▶ JOB: Carry none of the pictures over; set down the material below exactly.

▶ RECORDED DATA:
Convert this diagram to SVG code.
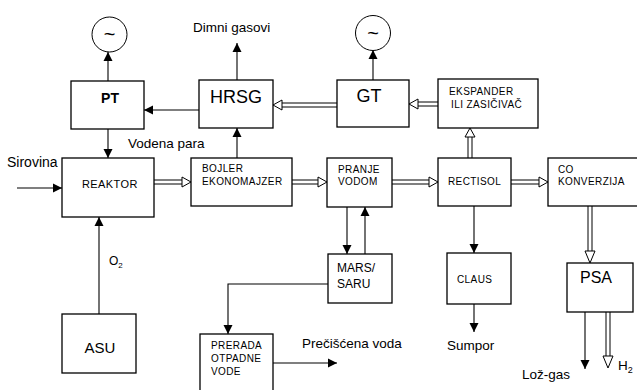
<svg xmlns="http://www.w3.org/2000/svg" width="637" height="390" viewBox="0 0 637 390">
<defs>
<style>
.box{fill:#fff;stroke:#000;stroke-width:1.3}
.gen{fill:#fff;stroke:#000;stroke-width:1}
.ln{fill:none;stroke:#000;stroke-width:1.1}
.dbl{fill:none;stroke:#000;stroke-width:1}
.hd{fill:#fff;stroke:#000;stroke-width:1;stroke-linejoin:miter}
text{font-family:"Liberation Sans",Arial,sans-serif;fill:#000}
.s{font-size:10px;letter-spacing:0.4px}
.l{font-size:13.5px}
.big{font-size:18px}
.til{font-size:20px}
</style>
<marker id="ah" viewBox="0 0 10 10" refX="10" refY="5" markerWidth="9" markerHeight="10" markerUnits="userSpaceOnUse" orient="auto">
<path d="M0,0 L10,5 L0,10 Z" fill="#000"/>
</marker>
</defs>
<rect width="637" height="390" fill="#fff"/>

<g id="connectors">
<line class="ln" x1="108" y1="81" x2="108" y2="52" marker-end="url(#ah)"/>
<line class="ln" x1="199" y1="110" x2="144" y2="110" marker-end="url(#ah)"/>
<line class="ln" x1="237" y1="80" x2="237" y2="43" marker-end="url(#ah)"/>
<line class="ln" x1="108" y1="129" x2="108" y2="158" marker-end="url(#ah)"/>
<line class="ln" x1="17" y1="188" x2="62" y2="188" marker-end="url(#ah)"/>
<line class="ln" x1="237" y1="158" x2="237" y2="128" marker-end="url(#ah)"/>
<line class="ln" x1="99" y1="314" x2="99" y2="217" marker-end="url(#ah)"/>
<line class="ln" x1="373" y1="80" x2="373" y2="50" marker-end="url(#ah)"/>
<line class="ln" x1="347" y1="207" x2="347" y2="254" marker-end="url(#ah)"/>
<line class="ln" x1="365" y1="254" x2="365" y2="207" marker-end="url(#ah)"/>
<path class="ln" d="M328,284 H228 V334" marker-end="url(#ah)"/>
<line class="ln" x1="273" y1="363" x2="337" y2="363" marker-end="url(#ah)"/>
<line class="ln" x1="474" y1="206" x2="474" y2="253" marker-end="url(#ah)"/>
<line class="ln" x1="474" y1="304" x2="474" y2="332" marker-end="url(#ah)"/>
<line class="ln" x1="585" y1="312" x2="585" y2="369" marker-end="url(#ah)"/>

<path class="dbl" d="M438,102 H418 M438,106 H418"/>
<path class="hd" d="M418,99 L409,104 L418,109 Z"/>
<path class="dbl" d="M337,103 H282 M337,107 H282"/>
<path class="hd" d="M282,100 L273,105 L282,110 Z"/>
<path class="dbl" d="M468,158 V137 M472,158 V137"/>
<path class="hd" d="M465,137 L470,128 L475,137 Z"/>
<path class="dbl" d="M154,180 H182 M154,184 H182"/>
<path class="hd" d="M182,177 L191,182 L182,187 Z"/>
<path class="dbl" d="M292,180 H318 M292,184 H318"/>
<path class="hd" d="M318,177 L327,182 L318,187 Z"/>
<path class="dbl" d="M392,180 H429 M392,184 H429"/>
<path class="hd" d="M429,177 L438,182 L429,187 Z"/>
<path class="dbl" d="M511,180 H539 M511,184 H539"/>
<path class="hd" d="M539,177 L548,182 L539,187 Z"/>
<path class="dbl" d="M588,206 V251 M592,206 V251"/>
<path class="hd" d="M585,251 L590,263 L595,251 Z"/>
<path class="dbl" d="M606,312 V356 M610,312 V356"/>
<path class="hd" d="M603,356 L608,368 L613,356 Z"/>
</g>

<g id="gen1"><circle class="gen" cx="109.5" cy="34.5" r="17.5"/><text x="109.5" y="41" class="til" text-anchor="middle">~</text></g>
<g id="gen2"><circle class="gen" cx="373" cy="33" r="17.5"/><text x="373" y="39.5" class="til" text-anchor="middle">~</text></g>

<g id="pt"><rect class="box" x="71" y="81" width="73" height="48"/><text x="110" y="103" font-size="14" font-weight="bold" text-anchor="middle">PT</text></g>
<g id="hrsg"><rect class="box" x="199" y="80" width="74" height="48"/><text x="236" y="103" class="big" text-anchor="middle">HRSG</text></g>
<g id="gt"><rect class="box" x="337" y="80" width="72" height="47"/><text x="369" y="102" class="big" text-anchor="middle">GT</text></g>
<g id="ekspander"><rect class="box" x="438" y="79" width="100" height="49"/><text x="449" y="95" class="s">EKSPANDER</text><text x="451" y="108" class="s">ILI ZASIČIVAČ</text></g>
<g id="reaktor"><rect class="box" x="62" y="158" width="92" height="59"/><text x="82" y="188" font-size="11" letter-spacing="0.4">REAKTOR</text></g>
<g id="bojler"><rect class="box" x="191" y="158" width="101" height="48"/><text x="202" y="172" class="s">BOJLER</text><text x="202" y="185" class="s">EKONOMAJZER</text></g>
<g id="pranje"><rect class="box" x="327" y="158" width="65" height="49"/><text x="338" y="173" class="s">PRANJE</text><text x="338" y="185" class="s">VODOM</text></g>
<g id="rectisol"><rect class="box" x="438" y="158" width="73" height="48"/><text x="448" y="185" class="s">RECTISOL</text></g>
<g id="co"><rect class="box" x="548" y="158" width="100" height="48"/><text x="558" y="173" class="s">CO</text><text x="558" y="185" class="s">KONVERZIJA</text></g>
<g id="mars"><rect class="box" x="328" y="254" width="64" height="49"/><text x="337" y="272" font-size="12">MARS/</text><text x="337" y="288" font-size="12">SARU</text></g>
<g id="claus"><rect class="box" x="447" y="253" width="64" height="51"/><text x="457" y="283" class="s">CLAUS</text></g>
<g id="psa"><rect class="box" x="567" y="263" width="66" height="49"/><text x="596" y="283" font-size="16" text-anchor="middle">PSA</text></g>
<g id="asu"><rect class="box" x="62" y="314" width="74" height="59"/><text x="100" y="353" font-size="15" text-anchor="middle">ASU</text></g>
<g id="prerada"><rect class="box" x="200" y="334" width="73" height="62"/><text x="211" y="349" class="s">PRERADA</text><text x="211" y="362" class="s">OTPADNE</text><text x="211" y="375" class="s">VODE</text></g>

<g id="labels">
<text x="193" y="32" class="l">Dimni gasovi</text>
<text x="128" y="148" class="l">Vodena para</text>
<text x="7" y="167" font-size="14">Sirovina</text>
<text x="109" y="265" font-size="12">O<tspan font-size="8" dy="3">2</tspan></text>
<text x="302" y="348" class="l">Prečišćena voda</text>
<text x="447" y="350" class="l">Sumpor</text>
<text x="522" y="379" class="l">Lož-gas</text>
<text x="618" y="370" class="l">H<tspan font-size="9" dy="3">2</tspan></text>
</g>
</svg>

▶ RESPONSE TO THIS TASK:
Convert this diagram to SVG code.
<svg xmlns="http://www.w3.org/2000/svg" width="637" height="390" viewBox="0 0 637 390">
<defs>
<style>
.box{fill:#fff;stroke:#000;stroke-width:1.3}
.gen{fill:#fff;stroke:#000;stroke-width:1}
.ln{fill:none;stroke:#000;stroke-width:1.1}
.dbl{fill:none;stroke:#000;stroke-width:1}
.hd{fill:#fff;stroke:#000;stroke-width:1;stroke-linejoin:miter}
text{font-family:"Liberation Sans",Arial,sans-serif;fill:#000}
.s{font-size:10px;letter-spacing:0.4px}
.l{font-size:13.5px}
.big{font-size:18px}
.til{font-size:20px}
</style>
<marker id="ah" viewBox="0 0 10 10" refX="10" refY="5" markerWidth="9" markerHeight="10" markerUnits="userSpaceOnUse" orient="auto">
<path d="M0,0 L10,5 L0,10 Z" fill="#000"/>
</marker>
</defs>
<rect width="637" height="390" fill="#fff"/>

<g id="connectors">
<line class="ln" x1="108" y1="81" x2="108" y2="52" marker-end="url(#ah)"/>
<line class="ln" x1="199" y1="110" x2="144" y2="110" marker-end="url(#ah)"/>
<line class="ln" x1="237" y1="80" x2="237" y2="43" marker-end="url(#ah)"/>
<line class="ln" x1="108" y1="129" x2="108" y2="158" marker-end="url(#ah)"/>
<line class="ln" x1="17" y1="188" x2="62" y2="188" marker-end="url(#ah)"/>
<line class="ln" x1="237" y1="158" x2="237" y2="128" marker-end="url(#ah)"/>
<line class="ln" x1="99" y1="314" x2="99" y2="217" marker-end="url(#ah)"/>
<line class="ln" x1="373" y1="80" x2="373" y2="50" marker-end="url(#ah)"/>
<line class="ln" x1="347" y1="207" x2="347" y2="254" marker-end="url(#ah)"/>
<line class="ln" x1="365" y1="254" x2="365" y2="207" marker-end="url(#ah)"/>
<path class="ln" d="M328,284 H228 V334" marker-end="url(#ah)"/>
<line class="ln" x1="273" y1="363" x2="337" y2="363" marker-end="url(#ah)"/>
<line class="ln" x1="474" y1="206" x2="474" y2="253" marker-end="url(#ah)"/>
<line class="ln" x1="474" y1="304" x2="474" y2="332" marker-end="url(#ah)"/>
<line class="ln" x1="585" y1="312" x2="585" y2="369" marker-end="url(#ah)"/>

<path class="dbl" d="M438,102 H418 M438,106 H418"/>
<path class="hd" d="M418,99 L409,104 L418,109 Z"/>
<path class="dbl" d="M337,103 H282 M337,107 H282"/>
<path class="hd" d="M282,100 L273,105 L282,110 Z"/>
<path class="dbl" d="M468,158 V137 M472,158 V137"/>
<path class="hd" d="M465,137 L470,128 L475,137 Z"/>
<path class="dbl" d="M154,180 H182 M154,184 H182"/>
<path class="hd" d="M182,177 L191,182 L182,187 Z"/>
<path class="dbl" d="M292,180 H318 M292,184 H318"/>
<path class="hd" d="M318,177 L327,182 L318,187 Z"/>
<path class="dbl" d="M392,180 H429 M392,184 H429"/>
<path class="hd" d="M429,177 L438,182 L429,187 Z"/>
<path class="dbl" d="M511,180 H539 M511,184 H539"/>
<path class="hd" d="M539,177 L548,182 L539,187 Z"/>
<path class="dbl" d="M588,206 V251 M592,206 V251"/>
<path class="hd" d="M585,251 L590,263 L595,251 Z"/>
<path class="dbl" d="M606,312 V356 M610,312 V356"/>
<path class="hd" d="M603,356 L608,368 L613,356 Z"/>
</g>

<g id="gen1"><circle class="gen" cx="109.5" cy="34.5" r="17.5"/><text x="109.5" y="41" class="til" text-anchor="middle">~</text></g>
<g id="gen2"><circle class="gen" cx="373" cy="33" r="17.5"/><text x="373" y="39.5" class="til" text-anchor="middle">~</text></g>

<g id="pt"><rect class="box" x="71" y="81" width="73" height="48"/><text x="110" y="103" font-size="14" font-weight="bold" text-anchor="middle">PT</text></g>
<g id="hrsg"><rect class="box" x="199" y="80" width="74" height="48"/><text x="236" y="103" class="big" text-anchor="middle">HRSG</text></g>
<g id="gt"><rect class="box" x="337" y="80" width="72" height="47"/><text x="369" y="102" class="big" text-anchor="middle">GT</text></g>
<g id="ekspander"><rect class="box" x="438" y="79" width="100" height="49"/><text x="449" y="95" class="s">EKSPANDER</text><text x="451" y="108" class="s">ILI ZASIČIVAČ</text></g>
<g id="reaktor"><rect class="box" x="62" y="158" width="92" height="59"/><text x="82" y="188" font-size="11" letter-spacing="0.4">REAKTOR</text></g>
<g id="bojler"><rect class="box" x="191" y="158" width="101" height="48"/><text x="202" y="172" class="s">BOJLER</text><text x="202" y="185" class="s">EKONOMAJZER</text></g>
<g id="pranje"><rect class="box" x="327" y="158" width="65" height="49"/><text x="338" y="173" class="s">PRANJE</text><text x="338" y="185" class="s">VODOM</text></g>
<g id="rectisol"><rect class="box" x="438" y="158" width="73" height="48"/><text x="448" y="185" class="s">RECTISOL</text></g>
<g id="co"><rect class="box" x="548" y="158" width="100" height="48"/><text x="558" y="173" class="s">CO</text><text x="558" y="185" class="s">KONVERZIJA</text></g>
<g id="mars"><rect class="box" x="328" y="254" width="64" height="49"/><text x="337" y="272" font-size="12">MARS/</text><text x="337" y="288" font-size="12">SARU</text></g>
<g id="claus"><rect class="box" x="447" y="253" width="64" height="51"/><text x="457" y="283" class="s">CLAUS</text></g>
<g id="psa"><rect class="box" x="567" y="263" width="66" height="49"/><text x="596" y="283" font-size="16" text-anchor="middle">PSA</text></g>
<g id="asu"><rect class="box" x="62" y="314" width="74" height="59"/><text x="100" y="353" font-size="15" text-anchor="middle">ASU</text></g>
<g id="prerada"><rect class="box" x="200" y="334" width="73" height="62"/><text x="211" y="349" class="s">PRERADA</text><text x="211" y="362" class="s">OTPADNE</text><text x="211" y="375" class="s">VODE</text></g>

<g id="labels">
<text x="193" y="32" class="l">Dimni gasovi</text>
<text x="128" y="148" class="l">Vodena para</text>
<text x="7" y="167" font-size="14">Sirovina</text>
<text x="109" y="265" font-size="12">O<tspan font-size="8" dy="3">2</tspan></text>
<text x="302" y="348" class="l">Prečišćena voda</text>
<text x="447" y="350" class="l">Sumpor</text>
<text x="522" y="379" class="l">Lož-gas</text>
<text x="618" y="370" class="l">H<tspan font-size="9" dy="3">2</tspan></text>
</g>
</svg>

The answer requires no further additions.